__GIVEN TASK__: Your task is to print the material below exactly as presented.

___ MATERIAL FOR THIS EXERCISE ___

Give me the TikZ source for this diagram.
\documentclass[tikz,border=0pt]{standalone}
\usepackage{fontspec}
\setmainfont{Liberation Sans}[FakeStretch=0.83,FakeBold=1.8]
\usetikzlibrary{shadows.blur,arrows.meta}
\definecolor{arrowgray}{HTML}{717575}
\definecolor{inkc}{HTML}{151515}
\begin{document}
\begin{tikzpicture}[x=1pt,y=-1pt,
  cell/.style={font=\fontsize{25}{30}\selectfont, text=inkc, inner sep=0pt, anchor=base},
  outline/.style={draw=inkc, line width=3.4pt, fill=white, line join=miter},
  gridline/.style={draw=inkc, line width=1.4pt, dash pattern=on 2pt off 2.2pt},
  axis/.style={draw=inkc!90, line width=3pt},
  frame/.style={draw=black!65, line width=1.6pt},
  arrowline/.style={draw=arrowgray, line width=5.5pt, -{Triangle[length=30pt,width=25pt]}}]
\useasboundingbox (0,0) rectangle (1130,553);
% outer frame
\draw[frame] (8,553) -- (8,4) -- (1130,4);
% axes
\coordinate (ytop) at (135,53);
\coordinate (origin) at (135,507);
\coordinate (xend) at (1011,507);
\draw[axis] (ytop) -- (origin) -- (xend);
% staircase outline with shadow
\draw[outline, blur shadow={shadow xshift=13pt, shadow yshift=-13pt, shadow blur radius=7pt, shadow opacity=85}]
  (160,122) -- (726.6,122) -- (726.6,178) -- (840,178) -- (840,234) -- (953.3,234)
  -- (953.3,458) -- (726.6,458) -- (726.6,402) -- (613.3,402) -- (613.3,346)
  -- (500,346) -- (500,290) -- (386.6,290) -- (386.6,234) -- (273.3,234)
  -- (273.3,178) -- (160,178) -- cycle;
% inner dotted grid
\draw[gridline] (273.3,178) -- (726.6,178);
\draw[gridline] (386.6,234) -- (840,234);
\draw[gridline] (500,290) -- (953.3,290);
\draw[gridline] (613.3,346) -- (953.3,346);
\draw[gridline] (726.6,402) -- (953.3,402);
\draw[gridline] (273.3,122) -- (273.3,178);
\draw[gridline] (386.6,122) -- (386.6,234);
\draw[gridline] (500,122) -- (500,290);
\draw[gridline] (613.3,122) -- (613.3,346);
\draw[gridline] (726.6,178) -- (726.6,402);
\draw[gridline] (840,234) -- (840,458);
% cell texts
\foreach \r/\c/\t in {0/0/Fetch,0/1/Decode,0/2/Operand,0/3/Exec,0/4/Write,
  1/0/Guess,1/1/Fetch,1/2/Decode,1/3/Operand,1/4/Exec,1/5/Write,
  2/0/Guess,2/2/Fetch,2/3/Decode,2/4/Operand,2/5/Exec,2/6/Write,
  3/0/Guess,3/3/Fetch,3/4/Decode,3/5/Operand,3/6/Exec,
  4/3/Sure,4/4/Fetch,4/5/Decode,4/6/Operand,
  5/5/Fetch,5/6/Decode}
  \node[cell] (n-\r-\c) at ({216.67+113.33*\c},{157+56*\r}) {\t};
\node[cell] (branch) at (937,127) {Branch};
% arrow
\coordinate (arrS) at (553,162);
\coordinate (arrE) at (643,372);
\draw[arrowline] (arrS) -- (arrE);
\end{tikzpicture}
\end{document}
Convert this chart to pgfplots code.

___

__TASK RESPONSE__:
Give me the TikZ source for this diagram.
\documentclass[tikz,border=0pt]{standalone}
\usepackage{fontspec}
\setmainfont{Liberation Sans}[FakeStretch=0.83,FakeBold=1.8]
\usetikzlibrary{shadows.blur,arrows.meta}
\definecolor{arrowgray}{HTML}{717575}
\definecolor{inkc}{HTML}{151515}
\begin{document}
\begin{tikzpicture}[x=1pt,y=-1pt,
  cell/.style={font=\fontsize{25}{30}\selectfont, text=inkc, inner sep=0pt, anchor=base},
  outline/.style={draw=inkc, line width=3.4pt, fill=white, line join=miter},
  gridline/.style={draw=inkc, line width=1.4pt, dash pattern=on 2pt off 2.2pt},
  axis/.style={draw=inkc!90, line width=3pt},
  frame/.style={draw=black!65, line width=1.6pt},
  arrowline/.style={draw=arrowgray, line width=5.5pt, -{Triangle[length=30pt,width=25pt]}}]
\useasboundingbox (0,0) rectangle (1130,553);
% outer frame
\draw[frame] (8,553) -- (8,4) -- (1130,4);
% axes
\coordinate (ytop) at (135,53);
\coordinate (origin) at (135,507);
\coordinate (xend) at (1011,507);
\draw[axis] (ytop) -- (origin) -- (xend);
% staircase outline with shadow
\draw[outline, blur shadow={shadow xshift=13pt, shadow yshift=-13pt, shadow blur radius=7pt, shadow opacity=85}]
  (160,122) -- (726.6,122) -- (726.6,178) -- (840,178) -- (840,234) -- (953.3,234)
  -- (953.3,458) -- (726.6,458) -- (726.6,402) -- (613.3,402) -- (613.3,346)
  -- (500,346) -- (500,290) -- (386.6,290) -- (386.6,234) -- (273.3,234)
  -- (273.3,178) -- (160,178) -- cycle;
% inner dotted grid
\draw[gridline] (273.3,178) -- (726.6,178);
\draw[gridline] (386.6,234) -- (840,234);
\draw[gridline] (500,290) -- (953.3,290);
\draw[gridline] (613.3,346) -- (953.3,346);
\draw[gridline] (726.6,402) -- (953.3,402);
\draw[gridline] (273.3,122) -- (273.3,178);
\draw[gridline] (386.6,122) -- (386.6,234);
\draw[gridline] (500,122) -- (500,290);
\draw[gridline] (613.3,122) -- (613.3,346);
\draw[gridline] (726.6,178) -- (726.6,402);
\draw[gridline] (840,234) -- (840,458);
% cell texts
\foreach \r/\c/\t in {0/0/Fetch,0/1/Decode,0/2/Operand,0/3/Exec,0/4/Write,
  1/0/Guess,1/1/Fetch,1/2/Decode,1/3/Operand,1/4/Exec,1/5/Write,
  2/0/Guess,2/2/Fetch,2/3/Decode,2/4/Operand,2/5/Exec,2/6/Write,
  3/0/Guess,3/3/Fetch,3/4/Decode,3/5/Operand,3/6/Exec,
  4/3/Sure,4/4/Fetch,4/5/Decode,4/6/Operand,
  5/5/Fetch,5/6/Decode}
  \node[cell] (n-\r-\c) at ({216.67+113.33*\c},{157+56*\r}) {\t};
\node[cell] (branch) at (937,127) {Branch};
% arrow
\coordinate (arrS) at (553,162);
\coordinate (arrE) at (643,372);
\draw[arrowline] (arrS) -- (arrE);
\end{tikzpicture}
\end{document}
Convert this chart to pgfplots code.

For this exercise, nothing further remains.